§ Do this: Quote the data below in full, minus the images.

§ Information provided:
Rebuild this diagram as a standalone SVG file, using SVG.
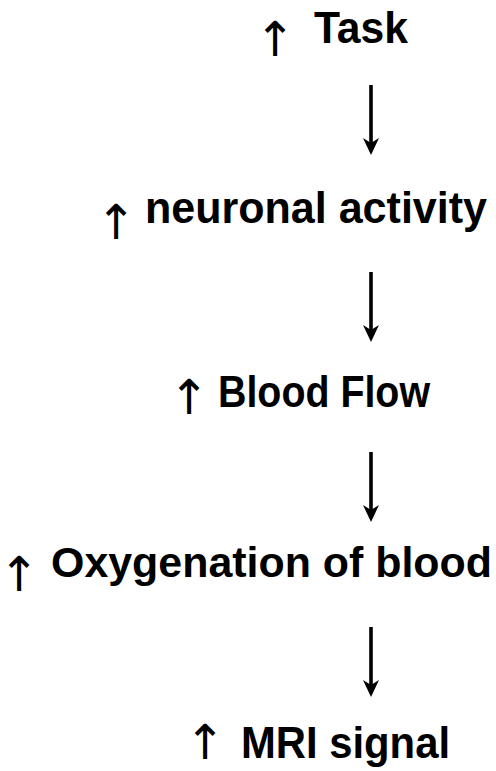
<svg xmlns="http://www.w3.org/2000/svg" width="496" height="771" viewBox="0 0 496 771">
<defs>
<style>
.lbl{font-family:"Liberation Sans",Arial,sans-serif;font-weight:bold;font-size:44px;fill:#000}
.up{font-family:"DejaVu Sans",sans-serif;font-size:48px;fill:#000;text-anchor:middle}
.conn{stroke:#000;stroke-width:3.6;fill:none}
</style>
<marker id="ah" viewBox="0 0 17 16" refX="7" refY="8" markerWidth="17" markerHeight="16" markerUnits="userSpaceOnUse" orient="auto">
<path d="M0,0 L17,8 L0,16 L5,8 z" fill="#000"/>
</marker>
</defs>
<g id="node-task">
<text class="up" x="275" y="56">↑</text>
<text class="lbl" x="314" y="43" textLength="94" lengthAdjust="spacingAndGlyphs">Task</text>
</g>
<g id="node-neuronal">
<text class="up" x="116" y="239">↑</text>
<text class="lbl" x="145" y="223" textLength="342" lengthAdjust="spacingAndGlyphs">neuronal activity</text>
</g>
<g id="node-bloodflow">
<text class="up" x="189" y="414">↑</text>
<text class="lbl" x="218" y="407" textLength="212" lengthAdjust="spacingAndGlyphs">Blood Flow</text>
</g>
<g id="node-oxygenation">
<text class="up" x="19" y="591">↑</text>
<text class="lbl" x="51" y="577" style="font-size:42.5px" textLength="441" lengthAdjust="spacingAndGlyphs">Oxygenation of blood</text>
</g>
<g id="node-mri">
<text class="up" x="205" y="759">↑</text>
<text class="lbl" x="241" y="758" textLength="209" lengthAdjust="spacingAndGlyphs">MRI signal</text>
</g>
<g id="connectors">
<line class="conn" x1="371" y1="85" x2="371" y2="145" marker-end="url(#ah)"/>
<line class="conn" x1="371" y1="272" x2="371" y2="332" marker-end="url(#ah)"/>
<line class="conn" x1="371" y1="452" x2="371" y2="512" marker-end="url(#ah)"/>
<line class="conn" x1="371" y1="627" x2="371" y2="687" marker-end="url(#ah)"/>
</g>
</svg>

§ Result for this task:
Rebuild this diagram as a standalone SVG file, using SVG.
<svg xmlns="http://www.w3.org/2000/svg" width="496" height="771" viewBox="0 0 496 771">
<defs>
<style>
.lbl{font-family:"Liberation Sans",Arial,sans-serif;font-weight:bold;font-size:44px;fill:#000}
.up{font-family:"DejaVu Sans",sans-serif;font-size:48px;fill:#000;text-anchor:middle}
.conn{stroke:#000;stroke-width:3.6;fill:none}
</style>
<marker id="ah" viewBox="0 0 17 16" refX="7" refY="8" markerWidth="17" markerHeight="16" markerUnits="userSpaceOnUse" orient="auto">
<path d="M0,0 L17,8 L0,16 L5,8 z" fill="#000"/>
</marker>
</defs>
<g id="node-task">
<text class="up" x="275" y="56">↑</text>
<text class="lbl" x="314" y="43" textLength="94" lengthAdjust="spacingAndGlyphs">Task</text>
</g>
<g id="node-neuronal">
<text class="up" x="116" y="239">↑</text>
<text class="lbl" x="145" y="223" textLength="342" lengthAdjust="spacingAndGlyphs">neuronal activity</text>
</g>
<g id="node-bloodflow">
<text class="up" x="189" y="414">↑</text>
<text class="lbl" x="218" y="407" textLength="212" lengthAdjust="spacingAndGlyphs">Blood Flow</text>
</g>
<g id="node-oxygenation">
<text class="up" x="19" y="591">↑</text>
<text class="lbl" x="51" y="577" style="font-size:42.5px" textLength="441" lengthAdjust="spacingAndGlyphs">Oxygenation of blood</text>
</g>
<g id="node-mri">
<text class="up" x="205" y="759">↑</text>
<text class="lbl" x="241" y="758" textLength="209" lengthAdjust="spacingAndGlyphs">MRI signal</text>
</g>
<g id="connectors">
<line class="conn" x1="371" y1="85" x2="371" y2="145" marker-end="url(#ah)"/>
<line class="conn" x1="371" y1="272" x2="371" y2="332" marker-end="url(#ah)"/>
<line class="conn" x1="371" y1="452" x2="371" y2="512" marker-end="url(#ah)"/>
<line class="conn" x1="371" y1="627" x2="371" y2="687" marker-end="url(#ah)"/>
</g>
</svg>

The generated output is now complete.